En l'état de ces constatations, la question posée aux juges du fond puis à la Cour de Cassation était celle de savoir si l'associée désirant se retirer pouvait valablement invoquer les statuts de la société, et par conséquent le droit de retrait, et réclamer le paiement par la société du prix de ses parts. La Cour d'Appel de Nîmes, par un arrêt du 7 février 2002, donne gain de cause à l'associée retrayante. Les deux autres associés, MM. Y et Z, se sont pourvus en Cassation en faisant valoir que la clause relative au droit de retrait n'était plus applicable dès lors que l'exercice par un associé de ce droit de retrait met à la charge de la société l'obligation de faire racheter ou d'acheter elle-même les parts du retrayant, et que cette obligation était étrangère aux besoins de la liquidation, ce dont il résultait que la Cour d'Appel aurait violé l'art. 1844-8 du Code Civil ; arguments qui n'ont pas été propres à ébranler la construction jurisprudentielle de la Cour d'Appel : par l'arrêt de la 1ère chambre civile de la Cour de Cassation, en date du 13 décembre 2005, la position des juges du fond est confirmée : oui, Mme X. pouvait valablement se retirer de la SCP Bouis-Lehnisch-Seton : la Cour d'Appel, à partir de ses constatations « qui font ressortir l'existence d'une société devenue de fait », « a pu décider que les statuts de la société dissoute par survenance du terme statutaire continuaient de régir les rapports entre associé et donc l'exercice du droit de retrait prévu par eux » ; et par conséquent, Mme X. pouvait valablement exercer son droit de retrait. La Cour de Cassation consacre par cet arrêt l'existence de la société devenue de fait (I) mais force est de constater que cette jurisprudence est lacunaire (II).
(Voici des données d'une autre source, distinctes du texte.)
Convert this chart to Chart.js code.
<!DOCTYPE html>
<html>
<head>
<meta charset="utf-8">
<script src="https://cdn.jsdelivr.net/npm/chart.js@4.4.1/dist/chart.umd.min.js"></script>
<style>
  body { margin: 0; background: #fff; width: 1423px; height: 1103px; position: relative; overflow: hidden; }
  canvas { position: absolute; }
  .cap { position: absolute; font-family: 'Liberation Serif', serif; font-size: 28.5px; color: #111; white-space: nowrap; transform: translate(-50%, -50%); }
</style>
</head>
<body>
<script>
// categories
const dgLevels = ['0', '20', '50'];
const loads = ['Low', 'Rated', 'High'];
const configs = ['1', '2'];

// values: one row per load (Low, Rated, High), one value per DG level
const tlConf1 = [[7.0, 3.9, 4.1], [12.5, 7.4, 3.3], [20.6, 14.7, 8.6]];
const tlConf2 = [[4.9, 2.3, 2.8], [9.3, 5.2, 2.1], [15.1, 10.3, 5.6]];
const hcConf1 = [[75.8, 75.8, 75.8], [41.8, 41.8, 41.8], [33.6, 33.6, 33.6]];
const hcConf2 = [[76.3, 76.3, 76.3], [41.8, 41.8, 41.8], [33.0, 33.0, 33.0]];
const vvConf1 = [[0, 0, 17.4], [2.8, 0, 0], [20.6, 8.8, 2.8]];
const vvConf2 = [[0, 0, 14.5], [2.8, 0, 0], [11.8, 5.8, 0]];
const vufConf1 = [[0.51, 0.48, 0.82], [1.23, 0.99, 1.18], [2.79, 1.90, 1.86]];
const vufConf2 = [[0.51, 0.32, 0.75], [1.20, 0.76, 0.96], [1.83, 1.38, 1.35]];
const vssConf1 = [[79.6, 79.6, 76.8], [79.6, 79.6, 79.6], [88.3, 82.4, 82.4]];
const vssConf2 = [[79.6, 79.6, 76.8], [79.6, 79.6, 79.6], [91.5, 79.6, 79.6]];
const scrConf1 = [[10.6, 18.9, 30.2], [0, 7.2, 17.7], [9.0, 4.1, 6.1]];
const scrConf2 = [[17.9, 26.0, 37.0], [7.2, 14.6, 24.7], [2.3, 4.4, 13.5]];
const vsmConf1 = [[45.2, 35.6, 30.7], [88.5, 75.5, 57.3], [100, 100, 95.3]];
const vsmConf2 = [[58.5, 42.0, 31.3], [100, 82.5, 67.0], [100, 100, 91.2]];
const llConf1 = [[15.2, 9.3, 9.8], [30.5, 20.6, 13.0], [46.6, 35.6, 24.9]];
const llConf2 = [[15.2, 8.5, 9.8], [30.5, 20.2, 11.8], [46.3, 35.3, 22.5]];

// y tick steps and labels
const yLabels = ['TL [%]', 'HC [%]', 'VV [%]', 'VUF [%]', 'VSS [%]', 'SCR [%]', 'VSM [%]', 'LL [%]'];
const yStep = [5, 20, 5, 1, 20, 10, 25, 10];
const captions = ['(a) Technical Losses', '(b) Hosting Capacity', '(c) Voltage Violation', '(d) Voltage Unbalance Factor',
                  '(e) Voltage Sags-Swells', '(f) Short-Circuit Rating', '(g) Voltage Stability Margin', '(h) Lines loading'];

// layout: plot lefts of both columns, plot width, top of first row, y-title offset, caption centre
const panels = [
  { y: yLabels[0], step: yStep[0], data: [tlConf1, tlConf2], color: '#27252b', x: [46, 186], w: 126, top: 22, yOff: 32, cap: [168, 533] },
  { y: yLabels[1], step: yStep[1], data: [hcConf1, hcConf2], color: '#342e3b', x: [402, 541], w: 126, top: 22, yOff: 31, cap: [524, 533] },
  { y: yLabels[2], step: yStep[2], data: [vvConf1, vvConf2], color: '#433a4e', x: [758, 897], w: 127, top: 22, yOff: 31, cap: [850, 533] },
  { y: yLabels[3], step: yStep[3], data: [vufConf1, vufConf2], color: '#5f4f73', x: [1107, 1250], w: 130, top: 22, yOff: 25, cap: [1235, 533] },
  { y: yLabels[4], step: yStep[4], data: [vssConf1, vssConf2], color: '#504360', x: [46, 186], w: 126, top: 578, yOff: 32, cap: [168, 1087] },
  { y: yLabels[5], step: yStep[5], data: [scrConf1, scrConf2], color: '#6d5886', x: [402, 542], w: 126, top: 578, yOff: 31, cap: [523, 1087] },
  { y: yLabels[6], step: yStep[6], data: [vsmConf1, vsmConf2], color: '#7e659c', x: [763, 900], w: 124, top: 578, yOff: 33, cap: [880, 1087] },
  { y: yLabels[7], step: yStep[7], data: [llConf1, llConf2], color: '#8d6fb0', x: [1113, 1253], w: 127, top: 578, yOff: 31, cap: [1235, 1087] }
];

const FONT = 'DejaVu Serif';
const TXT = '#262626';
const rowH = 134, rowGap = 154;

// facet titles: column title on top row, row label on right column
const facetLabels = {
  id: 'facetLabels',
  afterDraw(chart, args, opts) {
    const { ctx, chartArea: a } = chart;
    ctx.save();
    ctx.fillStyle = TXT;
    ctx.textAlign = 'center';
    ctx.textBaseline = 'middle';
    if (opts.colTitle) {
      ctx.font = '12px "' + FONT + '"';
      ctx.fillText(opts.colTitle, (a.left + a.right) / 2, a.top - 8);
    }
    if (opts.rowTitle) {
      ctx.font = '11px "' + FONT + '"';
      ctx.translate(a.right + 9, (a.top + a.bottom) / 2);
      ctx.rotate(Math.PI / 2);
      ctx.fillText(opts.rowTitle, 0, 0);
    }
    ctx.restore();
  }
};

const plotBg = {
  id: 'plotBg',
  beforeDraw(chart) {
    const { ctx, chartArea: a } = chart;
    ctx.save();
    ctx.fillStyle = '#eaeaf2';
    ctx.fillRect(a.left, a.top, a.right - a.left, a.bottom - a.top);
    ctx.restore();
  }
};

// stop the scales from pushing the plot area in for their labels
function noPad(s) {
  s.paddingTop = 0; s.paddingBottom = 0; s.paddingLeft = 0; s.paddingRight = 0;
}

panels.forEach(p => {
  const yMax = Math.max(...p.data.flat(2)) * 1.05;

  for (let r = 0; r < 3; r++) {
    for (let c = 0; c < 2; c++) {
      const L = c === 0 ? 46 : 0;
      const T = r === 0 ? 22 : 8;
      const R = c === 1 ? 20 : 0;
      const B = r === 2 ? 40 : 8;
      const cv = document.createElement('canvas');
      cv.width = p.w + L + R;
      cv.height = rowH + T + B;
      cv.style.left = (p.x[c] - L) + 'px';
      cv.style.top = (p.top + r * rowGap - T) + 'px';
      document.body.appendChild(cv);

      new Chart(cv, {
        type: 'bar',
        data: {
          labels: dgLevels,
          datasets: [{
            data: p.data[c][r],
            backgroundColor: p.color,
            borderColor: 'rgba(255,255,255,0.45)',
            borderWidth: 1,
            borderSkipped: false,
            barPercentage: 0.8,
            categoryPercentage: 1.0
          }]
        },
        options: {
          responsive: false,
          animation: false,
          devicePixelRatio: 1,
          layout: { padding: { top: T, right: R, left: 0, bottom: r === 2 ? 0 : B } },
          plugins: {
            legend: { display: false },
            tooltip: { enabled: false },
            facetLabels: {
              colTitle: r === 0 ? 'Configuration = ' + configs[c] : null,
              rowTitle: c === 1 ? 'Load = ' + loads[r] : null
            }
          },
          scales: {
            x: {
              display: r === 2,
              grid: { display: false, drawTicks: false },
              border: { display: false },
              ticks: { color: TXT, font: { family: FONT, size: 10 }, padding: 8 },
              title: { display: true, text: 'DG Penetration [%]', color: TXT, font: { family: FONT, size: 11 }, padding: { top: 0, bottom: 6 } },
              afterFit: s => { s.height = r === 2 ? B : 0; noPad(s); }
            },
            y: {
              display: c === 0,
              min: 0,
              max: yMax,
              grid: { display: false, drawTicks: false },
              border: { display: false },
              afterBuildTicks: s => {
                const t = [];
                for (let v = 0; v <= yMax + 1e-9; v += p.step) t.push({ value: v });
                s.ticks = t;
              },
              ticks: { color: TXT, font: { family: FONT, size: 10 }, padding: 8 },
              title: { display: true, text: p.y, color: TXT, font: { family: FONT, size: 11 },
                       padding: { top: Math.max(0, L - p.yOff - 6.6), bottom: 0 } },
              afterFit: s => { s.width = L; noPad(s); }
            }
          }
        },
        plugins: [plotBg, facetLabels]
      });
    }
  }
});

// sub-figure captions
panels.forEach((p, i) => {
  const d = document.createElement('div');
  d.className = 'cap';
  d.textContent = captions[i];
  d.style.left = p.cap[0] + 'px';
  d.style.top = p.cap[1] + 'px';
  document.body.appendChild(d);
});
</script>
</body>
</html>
[...] La Cour de Cassation fait donc peu de cas de la volonté et de la nature de l'affectio societatis des associés. De plus, par la qualification en l'espèce de la société dissoute mais non liquidée en société devenue de fait les juges ont créé, entre les associés, une société autre que la SCP Bouis-Lehnisch-Seton dont le fondement juridique essentiel (les statuts) est extrait de la SCP dissoute. Peut-être serait-il possible de reconnaître une volonté implicite des associés de placer leurs rapports postérieurs à la dissolution sous le gouvernement des statuts ? [...]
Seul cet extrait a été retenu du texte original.